Baldwin died in 1987 and was among other things a civil rights activist so I guess there is more than just quotes on flags that ties the two of these guys together.
It seems to me that people put a lot of emotion into flags. Flags are symbols and it’s symbolic also that people should hold such strong and often opposing views invested in flags.
For something so important to us it’s a bit surprising that the word flag had only been in English for about 100 years by the time of Shakespeare.
There were flags in England before 500 years ago, but they weren’t called flags. Just what they were called tells a tale both of flags and of English dialects.
I’ll start by reviewing the history of flags.
It is thought that the idea for flags originated in India or China and was brought to western European use after crusaders saw them in use by their Islamic enemies. At first Europeans used flags showing symbols of their various patron saints.
The first English flags are reported to have been a white cross in 1198 and then a red cross 1277. The cross of St. George is still there on the British flag which is actually a blend with two other crosses, that of St. Andrew, patron saint of Scotland and St. Patrick who I don’t think I need to explain which country he was the patron saint of.

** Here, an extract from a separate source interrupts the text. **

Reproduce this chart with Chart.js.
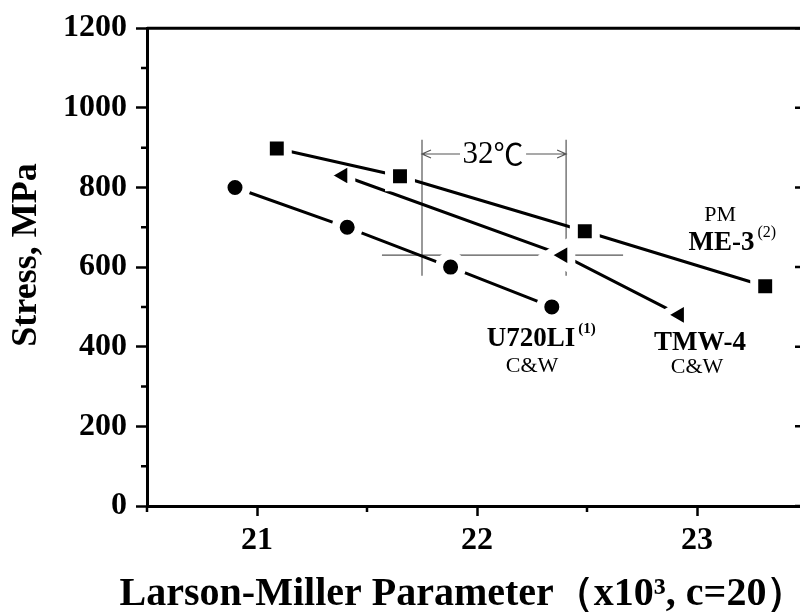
<!DOCTYPE html>
<html><head><meta charset="utf-8">
<script src="https://cdn.jsdelivr.net/npm/chart.js@4.4.0/dist/chart.umd.min.js"></script>
<style>
html,body{margin:0;padding:0;background:#fff;overflow:hidden;}
#wrap{width:800px;height:612px;position:relative;overflow:hidden;}
#c{position:absolute;left:0;top:0;}
</style></head><body>
<div id="wrap"><canvas id="c" width="832" height="612"></canvas></div>
<script>
// ---- data (Larson-Miller parameter x10^3, stress MPa) ----
const u720X = [20.9, 21.41, 21.88, 22.34];
const u720Y = [800, 700, 600, 500];
const tmwX  = [21.39, 22.39, 22.92];
const tmwY  = [830, 630, 480];
const me3X  = [21.09, 21.65, 22.49, 23.31];
const me3Y  = [898, 828, 690, 552];

const xMajorTicks = [21, 22, 23];
const xMinorTicks = [20.5, 21.5, 22.5, 23.5];
const yMajorTicks = [0, 200, 400, 600, 800, 1000, 1200];
const yMinorTicks = [100, 300, 500, 700, 900, 1100];

// guide lines showing the 32 degC shift at 630 MPa
const guideX = [21.75, 22.405];
const guideYRange = [578, 920];
const stressLevel = 630;
const stressLineX = [21.568, 22.664];
const arrowY = 884;
const arrowGap = [21.923, 22.223];

const FONT = '"Liberation Serif", "Times New Roman", serif';

function pts(xs, ys){ return xs.map((x,i)=>({x:x, y:ys[i]})); }

const labels = [
  {text:'U720LI', x:22.245, y:419, bold:true, size:27, sup:'(1)', supSize:15, supBold:true},
  {text:'C&W', x:22.25, y:352, bold:false, size:22},
  {text:'TMW-4', x:23.014, y:409, bold:true, size:27},
  {text:'C&W', x:23.0, y:349, bold:false, size:22},
  {text:'PM', x:23.105, y:731, bold:false, size:22},
  {text:'ME-3', x:23.111, y:660, bold:true, size:27, sup:'(2)', supSize:16, supBold:false}
];

const lineStyle = {borderColor:'#000', borderWidth:3, showLine:true,
  pointBackgroundColor:'#000', pointBorderColor:'#fff', pointBorderWidth:8, pointHoverRadius:0};

const datasets = [
  Object.assign({label:'ME-3', data:pts(me3X, me3Y), pointStyle:'rect', pointRadius:15.5, order:1}, lineStyle),
  Object.assign({label:'TMW-4', data:pts(tmwX, tmwY), pointStyle:'triangle', pointRotation:-90, pointRadius:17, order:2}, lineStyle),
  Object.assign({label:'U720LI', data:pts(u720X, u720Y), pointStyle:'circle', pointRadius:11.5, order:3}, lineStyle),
  {label:'g1', data:[{x:guideX[0],y:guideYRange[0]},{x:guideX[0],y:guideYRange[1]}], showLine:true, borderColor:'#555', borderWidth:1.2, pointRadius:0, order:10},
  {label:'g2', data:[{x:guideX[1],y:guideYRange[0]},{x:guideX[1],y:guideYRange[1]}], showLine:true, borderColor:'#555', borderWidth:1.2, pointRadius:0, order:10},
  {label:'g3', data:[{x:stressLineX[0],y:stressLevel},{x:stressLineX[1],y:stressLevel}], showLine:true, borderColor:'#555', borderWidth:1.2, pointRadius:0, order:10}
];

const decor = {
  id:'decor',
  beforeDatasetsDraw(chart){
    const ctx = chart.ctx, xs = chart.scales.x, ys = chart.scales.y;
    ctx.save();
    ctx.strokeStyle = '#555'; ctx.lineWidth = 1.2;
    const ay = ys.getPixelForValue(arrowY);
    const x0 = xs.getPixelForValue(guideX[0]), x1 = xs.getPixelForValue(guideX[1]);
    const g0 = xs.getPixelForValue(arrowGap[0]), g1 = xs.getPixelForValue(arrowGap[1]);
    ctx.beginPath();
    ctx.moveTo(x0, ay); ctx.lineTo(g0, ay);
    ctx.moveTo(g1, ay); ctx.lineTo(x1, ay);
    ctx.moveTo(x0+9, ay-4); ctx.lineTo(x0, ay); ctx.lineTo(x0+9, ay+4);
    ctx.moveTo(x1-9, ay-4); ctx.lineTo(x1, ay); ctx.lineTo(x1-9, ay+4);
    ctx.stroke();
    ctx.fillStyle = '#000';
    ctx.textBaseline = 'middle';
    ctx.font = '31px ' + FONT;
    const w1 = ctx.measureText('32').width;
    ctx.font = '30px "Noto Sans CJK JP", ' + FONT;
    const w2 = ctx.measureText('℃').width;
    const sx = (g0+g1)/2 - (w1+w2)/2;
    ctx.textAlign = 'left';
    ctx.font = '31px ' + FONT;
    ctx.fillText('32', sx, ay+1);
    ctx.font = '30px "Noto Sans CJK JP", ' + FONT;
    ctx.fillText('℃', sx + w1, ay);
    ctx.restore();
  },
  afterDraw(chart){
    const ctx = chart.ctx, xs = chart.scales.x, ys = chart.scales.y, a = chart.chartArea;
    ctx.save();
    ctx.strokeStyle = '#000';
    ctx.lineWidth = 3;
    ctx.beginPath();
    ctx.moveTo(a.left, a.top); ctx.lineTo(a.right, a.top); ctx.lineTo(a.right, a.bottom);
    ctx.stroke();
    ctx.lineWidth = 2.5;
    ctx.beginPath();
    yMinorTicks.forEach(v=>{ const y = ys.getPixelForValue(v); ctx.moveTo(a.left, y); ctx.lineTo(a.left-6, y); });
    xMinorTicks.forEach(v=>{ const x = xs.getPixelForValue(v); ctx.moveTo(x, a.bottom); ctx.lineTo(x, a.bottom+6); });
    yMajorTicks.forEach(v=>{ const y = ys.getPixelForValue(v); ctx.moveTo(a.right, y); ctx.lineTo(a.right-12, y); });
    ctx.stroke();
    ctx.fillStyle = '#000';
    ctx.textBaseline = 'middle';
    labels.forEach(l=>{
      const px = xs.getPixelForValue(l.x), py = ys.getPixelForValue(l.y);
      ctx.font = (l.bold?'bold ':'') + l.size + 'px ' + FONT;
      ctx.textAlign = 'center';
      ctx.fillText(l.text, px, py);
      if (l.sup){
        const w = ctx.measureText(l.text).width;
        ctx.font = (l.supBold?'bold ':'') + l.supSize + 'px ' + FONT;
        ctx.textAlign = 'left';
        ctx.fillText(l.sup, px + w/2 + 3, py - l.size*0.38);
      }
    });
    // axis titles
    ctx.textAlign = 'center';
    ctx.font = 'bold 36px ' + FONT;
    ctx.save();
    ctx.translate(27, 255);
    ctx.rotate(-Math.PI/2);
    ctx.fillText('Stress, MPa', 0, 0);
    ctx.restore();
    ctx.font = 'bold 40px ' + FONT;
    ctx.fillText('Larson-Miller Parameter（x10³, c=20）', 463, 595);
    ctx.restore();
  }
};

new Chart(document.getElementById('c'), {
  type:'scatter',
  data:{datasets:datasets},
  options:{
    responsive:false, animation:false, devicePixelRatio:1,
    layout:{padding:{left:0, right:0, top:25, bottom:0}},
    plugins:{legend:{display:false}, tooltip:{enabled:false}},
    elements:{line:{tension:0}},
    scales:{
      x:{type:'linear', min:20.5, max:23.5,
        afterBuildTicks(s){ s.ticks = xMajorTicks.map(v=>({value:v})); },
        afterFit(s){ s.height = 106; },
        ticks:{font:{family:FONT, size:32, weight:'bold'}, color:'#000', padding:6, maxRotation:0,
          callback:(v)=>String(v)},
        grid:{display:true, drawOnChartArea:false, drawTicks:true, tickLength:10, tickWidth:2.5, tickColor:'#000'},
        border:{display:true, color:'#000', width:3}
      },
      y:{type:'linear', min:0, max:1200,
        afterBuildTicks(s){ s.ticks = yMajorTicks.map(v=>({value:v})); },
        afterFit(s){ s.width = 147; },
        ticks:{font:{family:FONT, size:32, weight:'bold'}, color:'#000', padding:9,
          callback:(v)=>String(v)},
        grid:{display:true, drawOnChartArea:false, drawTicks:true, tickLength:11, tickWidth:2.5, tickColor:'#000'},
        border:{display:true, color:'#000', width:3}
      }
    }
  },
  plugins:[decor]
});
</script>
</body></html>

The reason these things were called flags is not known for sure but there are a few theories. A similar word shows up in several Germanic languages so although the timing might point to Latin or French those don’t seem to have been the source.
Flag is thought possibly to be an onomatopoeia, which is to say flap sounds a bit like a flag flapping. But there’s a hint there too in the fact that when a marathon runner is getting tired they are said to be flagging. There is a “hanging down limply” meaning associated with the word as well.
So what was it that English speakers called flags before the word flag emerged?
A flag was called a fane.
The tale this tells of flags is that even before the word flag arrived there were symbolic emblems in use, and even before these were made of cloth after the inspiration of the Islamic world and cultures further east before them, there were rigid flags in use.
The word fane you’ll recognize in weather vane; a metal flag that the wind blows.
And this leads to the story of English dialects. Just as the word fox came from the north of England and the word vixen from the south, fane was a northern word while vane appeared based on the southern tendency to use “v” where northerners used “f.”